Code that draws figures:
----

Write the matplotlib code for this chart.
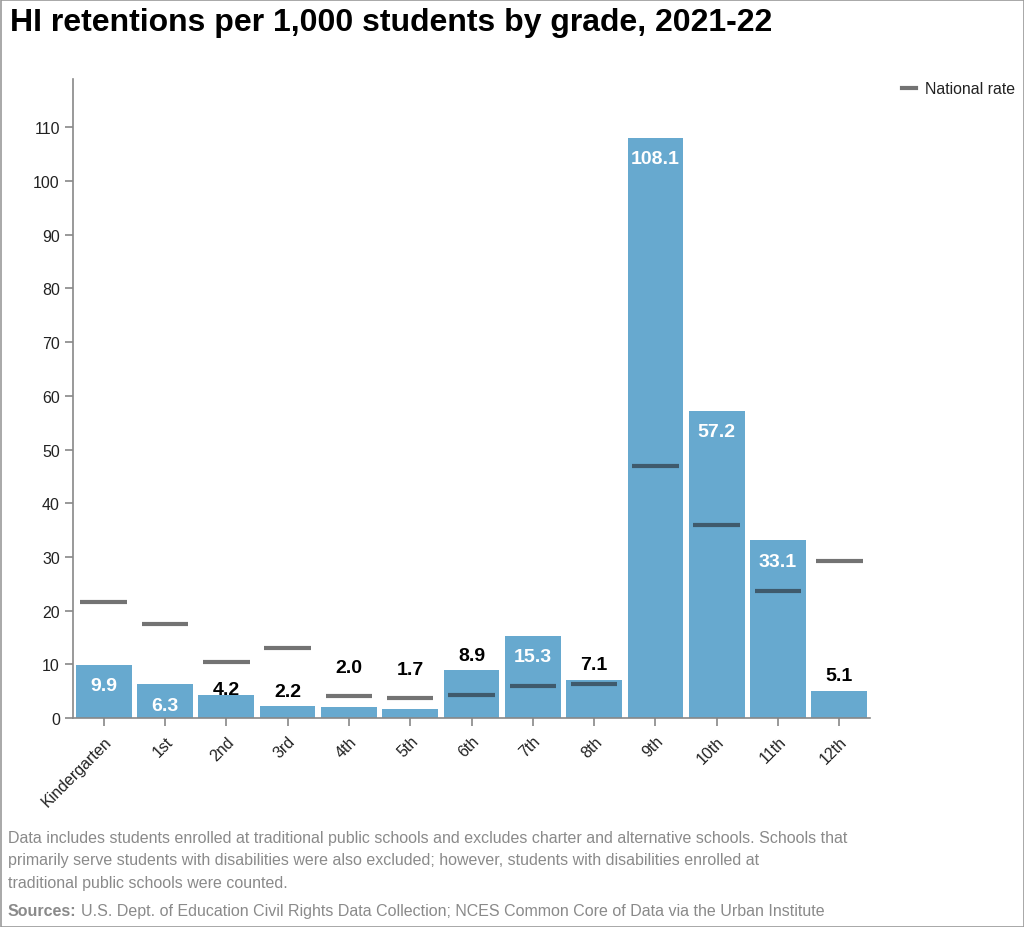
import matplotlib
matplotlib.use("Agg")
import matplotlib.pyplot as plt
from matplotlib.lines import Line2D
from matplotlib.patches import Rectangle

plt.rcParams['font.family'] = ['Liberation Sans', 'DejaVu Sans']

grades = ["Kindergarten", "1st", "2nd", "3rd", "4th", "5th", "6th", "7th", "8th",
          "9th", "10th", "11th", "12th"]
hi_rates = [9.9, 6.3, 4.2, 2.2, 2.0, 1.7, 8.9, 15.3, 7.1, 108.1, 57.2, 33.1, 5.1]
national_rates = [21.6, 17.5, 10.5, 13.0, 4.1, 3.8, 4.3, 5.9, 6.3, 46.9, 35.9, 23.6, 29.3]
label_inside = [True, True, False, False, False, False, False, True, False,
                True, True, True, False]
yticks = list(range(0, 111, 10))

bar_color = "#67a9cf"
line_out = "#737373"
line_in = "#3f5a6c"

fig = plt.figure(figsize=(10.24, 9.28), dpi=100)
ax = fig.add_axes([73/1024, 1-719/928, (870-73)/1024, (719-80)/928])

x = list(range(len(grades)))
ax.bar(x, hi_rates, width=0.91, color=bar_color, zorder=2)

for i, (v, n) in enumerate(zip(hi_rates, national_rates)):
    c = line_in if n < v else line_out
    ax.plot([i - 0.38, i + 0.38], [n, n], color=c, lw=3, solid_capstyle='butt', zorder=3)
    if label_inside[i]:
        ax.text(i, v - 2.3, f"{v:.1f}", ha='center', va='top', color='white',
                fontsize=14, fontweight='bold', zorder=4)
    else:
        base = v + 1.2
        if n > v and n - v < 4:
            base = n + 3.7
        elif i == 2:
            base = v - 0.5
        ax.text(i, base, f"{v:.1f}", ha='center', va='bottom', color='black',
                fontsize=14, fontweight='bold', zorder=4)

ax.set_xlim(-0.5, len(grades) - 0.5)
ax.set_ylim(0, 119)
ax.set_yticks(yticks)
ax.set_xticks(x)
ax.set_xticklabels(grades, rotation=45, ha='right', rotation_mode='anchor')
for s in ['top', 'right']:
    ax.spines[s].set_visible(False)
for s in ['left', 'bottom']:
    ax.spines[s].set_color('#888888')
    ax.spines[s].set_linewidth(1.2)
ax.tick_params(axis='both', colors='#888888', labelcolor='#222222', labelsize=11.5,
               length=6, width=1.2)
ax.tick_params(axis='x', pad=5)

# Title
fig.text(10/1024, 1-23/928, "HI retentions per 1,000 students by grade, 2021-22",
         fontsize=23, fontweight='bold', va='center', ha='left', color='black')

# Legend
fig.add_artist(Line2D([902/1024, 916/1024], [1-89/928, 1-89/928], color=line_out, lw=3))
fig.text(925/1024, 1-89/928, "National rate", fontsize=11.4, va='center', ha='left', color='#222222')

# Footnotes
note = ("Data includes students enrolled at traditional public schools and excludes charter and alternative schools. Schools that\n"
        "primarily serve students with disabilities were also excluded; however, students with disabilities enrolled at\n"
        "traditional public schools were counted.")
fig.text(8/1024, 1-831/928, note, fontsize=11.5, va='top', ha='left', color='#8a8a8a',
         linespacing=1.62)
t = fig.text(8/1024, 1-912/928, "Sources:", fontsize=11.5, va='center', ha='left',
             color='#8a8a8a', fontweight='bold')
fig.canvas.draw()
bb = t.get_window_extent()
fig.text((bb.x1 + 4) / 1024, 1-912/928,
         "U.S. Dept. of Education Civil Rights Data Collection; NCES Common Core of Data via the Urban Institute",
         fontsize=11.5, va='center', ha='left', color='#8a8a8a')

# Border
fig.add_artist(Rectangle((0.5/1024, 0.5/928), 1-1/1024, 1-1/928, transform=fig.transFigure,
                         fill=False, edgecolor='#999999', lw=1.2))

fig.savefig("out.png", dpi=100)
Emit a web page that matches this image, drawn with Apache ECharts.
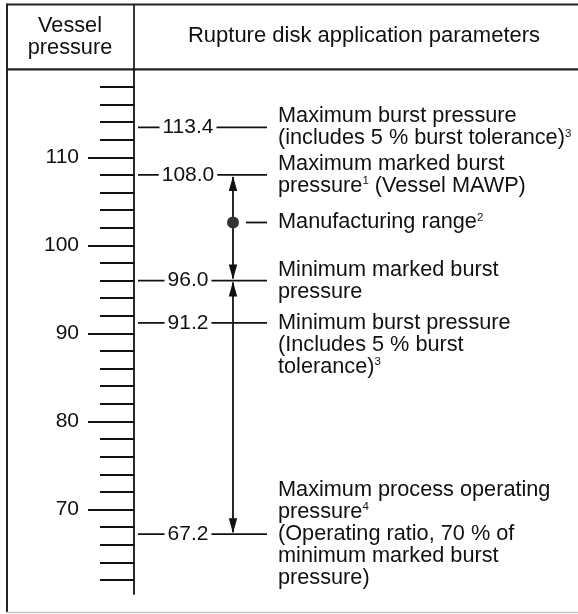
<!DOCTYPE html>
<html><head><meta charset="utf-8">
<script src="https://cdn.jsdelivr.net/npm/echarts@6/dist/echarts.min.js"></script>
<style>html,body{margin:0;padding:0;background:#fff}#c{width:578px;height:614px}</style>
</head><body><div id="c"></div>
<script>
// ---- data ----
const headerLeft = ['Vessel', 'pressure'];
const headerTitle = 'Rupture disk application parameters';
const axisRange = [60.4, 120];
const majorTicks = [70, 80, 90, 100, 110];
const tickLabels = ['70', '80', '90', '100', '110'];
const minorTicks = [62, 64, 66, 68, 72, 74, 76, 78, 82, 84, 86, 88, 92, 94, 96, 98, 102, 104, 106, 108, 112, 114, 116, 118];
const levelValues = [113.4, 108.0, 96.0, 91.2, 67.2];
const levelLabels = ['113.4', '108.0', '96.0', '91.2', '67.2'];
const levelNotes = [
  ['Maximum burst pressure', '(includes 5 % burst tolerance){sup|3}'],
  ['Maximum marked burst', 'pressure{sup|1} (Vessel MAWP)'],
  ['Minimum marked burst', 'pressure'],
  ['Minimum burst pressure', '(Includes 5 % burst', 'tolerance){sup|3}'],
  ['Maximum process operating', 'pressure{sup|4}', '(Operating ratio, 70 % of', 'minimum marked burst', 'pressure)']
];
const rangeArrows = [[108.0, 96.0], [96.0, 67.2]];
const rangeMarkValues = [102.6];
const rangeMarkNotes = ['Manufacturing range{sup|2}'];

// ---- layout / style ----
const noteAnchor = [0.5, 0.5, 0.5, 0, 2];
const FONT = 'Liberation Sans, Arial, sans-serif';
const FS = 21.7, LH = 22, FS_TICK = 21, FS_HEAD = 22;
const INK = '#111';
const LW = 1.8;
const richSup = { sup: { fontSize: 11.5, lineHeight: 11, verticalAlign: 'top', fontFamily: FONT, fill: INK, color: INK } };

const chart = echarts.init(document.getElementById('c'), null, { renderer: 'canvas' });

function noteText(x, top, lines) {
  return {
    type: 'text',
    style: {
      x: x, y: top, text: lines.join('\n'), align: 'left', verticalAlign: 'top',
      fontSize: FS, fontFamily: FONT, fill: INK, lineHeight: LH, rich: richSup
    }
  };
}

const option = {
  animation: false,
  backgroundColor: '#fff',
  grid: { left: 134, right: 0, top: 69.3, bottom: 20 },
  xAxis: { type: 'value', min: 0, max: 1, show: false },
  yAxis: [
    {
      type: 'value', position: 'left', min: axisRange[0], max: axisRange[1],
      axisLine: { show: true, lineStyle: { color: INK, width: LW } },
      axisTick: { show: true, customValues: majorTicks, length: 46, lineStyle: { color: INK, width: LW } },
      axisLabel: {
        show: true, customValues: majorTicks, margin: 55, fontSize: FS_TICK, fontFamily: FONT, color: INK,
        formatter: v => tickLabels[majorTicks.indexOf(v)]
      },
      splitLine: { show: false }
    },
    {
      type: 'value', position: 'left', min: axisRange[0], max: axisRange[1],
      axisLine: { show: false },
      axisTick: { show: true, customValues: minorTicks, length: 34, lineStyle: { color: INK, width: LW } },
      axisLabel: { show: false },
      splitLine: { show: false }
    }
  ],
  graphic: [
    { type: 'line', shape: { x1: 7, y1: 4.5, x2: 578, y2: 4.5 }, style: { stroke: '#222', lineWidth: 2.2 } },
    { type: 'line', shape: { x1: 7, y1: 3.5, x2: 7, y2: 612 }, style: { stroke: '#222', lineWidth: 2 } },
    { type: 'line', shape: { x1: 7, y1: 69.3, x2: 578, y2: 69.3 }, style: { stroke: '#222', lineWidth: 2.2 } },
    { type: 'line', shape: { x1: 134, y1: 4.5, x2: 134, y2: 69.3 }, style: { stroke: '#222', lineWidth: LW } },
    { type: 'line', shape: { x1: 7, y1: 612.5, x2: 578, y2: 612.5 }, style: { stroke: '#c8c8c8', lineWidth: 1.5 } },
    { type: 'text', style: { x: 70, y: 37, text: headerLeft.join('\n'), align: 'center', verticalAlign: 'middle', fontSize: FS, lineHeight: LH, fontFamily: FONT, fill: INK } },
    { type: 'text', style: { x: 364, y: 36, text: headerTitle, align: 'center', verticalAlign: 'middle', fontSize: FS_HEAD, fontFamily: FONT, fill: INK } }
  ],
  series: [
    {
      type: 'custom', name: 'ranges', coordinateSystem: 'cartesian2d', yAxisIndex: 0,
      data: rangeArrows.map(r => [0, r[0], r[1]]),
      encode: { x: 0, y: [1, 2] },
      renderItem: (params, api) => {
        const p1 = api.coord([0, api.value(1)]);
        const p2 = api.coord([0, api.value(2)]);
        const x = p1[0] + 99, y1 = p1[1], y2 = p2[1];
        const hw = 4.2, hl = 16;
        return {
          type: 'group', children: [
            { type: 'line', shape: { x1: x, y1: y1 + 2, x2: x, y2: y2 - 2 }, style: { stroke: INK, lineWidth: LW } },
            { type: 'polygon', shape: { points: [[x, y1 + 1], [x - hw, y1 + hl], [x + hw, y1 + hl]] }, style: { fill: INK } },
            { type: 'polygon', shape: { points: [[x, y2 - 1], [x - hw, y2 - hl], [x + hw, y2 - hl]] }, style: { fill: INK } }
          ]
        };
      }
    },
    {
      type: 'custom', name: 'levels', coordinateSystem: 'cartesian2d', yAxisIndex: 0,
      data: levelValues.map(v => [0, v]),
      renderItem: (params, api) => {
        const i = params.dataIndex;
        const p = api.coord([0, api.value(1)]);
        const x0 = p[0], y = p[1];
        const top = y - (noteAnchor[i] + 0.5) * LH;
        return {
          type: 'group', children: [
            { type: 'line', shape: { x1: x0 + 4, y1: y, x2: x0 + 133, y2: y }, style: { stroke: INK, lineWidth: LW } },
            { type: 'text', z2: 10, style: { x: x0 + 54, y: y, text: levelLabels[i], align: 'center', verticalAlign: 'middle', fontSize: FS_TICK, fontFamily: FONT, fill: INK, backgroundColor: '#fff', padding: [1, 3] } },
            noteText(x0 + 144, top, levelNotes[i])
          ]
        };
      }
    },
    {
      type: 'custom', name: 'manufacturing', coordinateSystem: 'cartesian2d', yAxisIndex: 0,
      data: rangeMarkValues.map(v => [0, v]),
      renderItem: (params, api) => {
        const i = params.dataIndex;
        const p = api.coord([0, api.value(1)]);
        const x0 = p[0], y = p[1];
        return {
          type: 'group', children: [
            { type: 'circle', shape: { cx: x0 + 99, cy: y, r: 6 }, style: { fill: '#333' } },
            { type: 'line', shape: { x1: x0 + 112, y1: y, x2: x0 + 133, y2: y }, style: { stroke: INK, lineWidth: LW } },
            noteText(x0 + 144, y - 0.5 * LH, [rangeMarkNotes[i]])
          ]
        };
      }
    }
  ]
};
chart.setOption(option);
</script></body></html>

----

**Given instruction:**
Go through the records and gather the lines that hold "with".

**Written solution:**
        "primarily serve students with disabilities were also excluded; however, students with disabilities enrolled at\n"
Emit a web page that matches this image, drawn with Apache ECharts.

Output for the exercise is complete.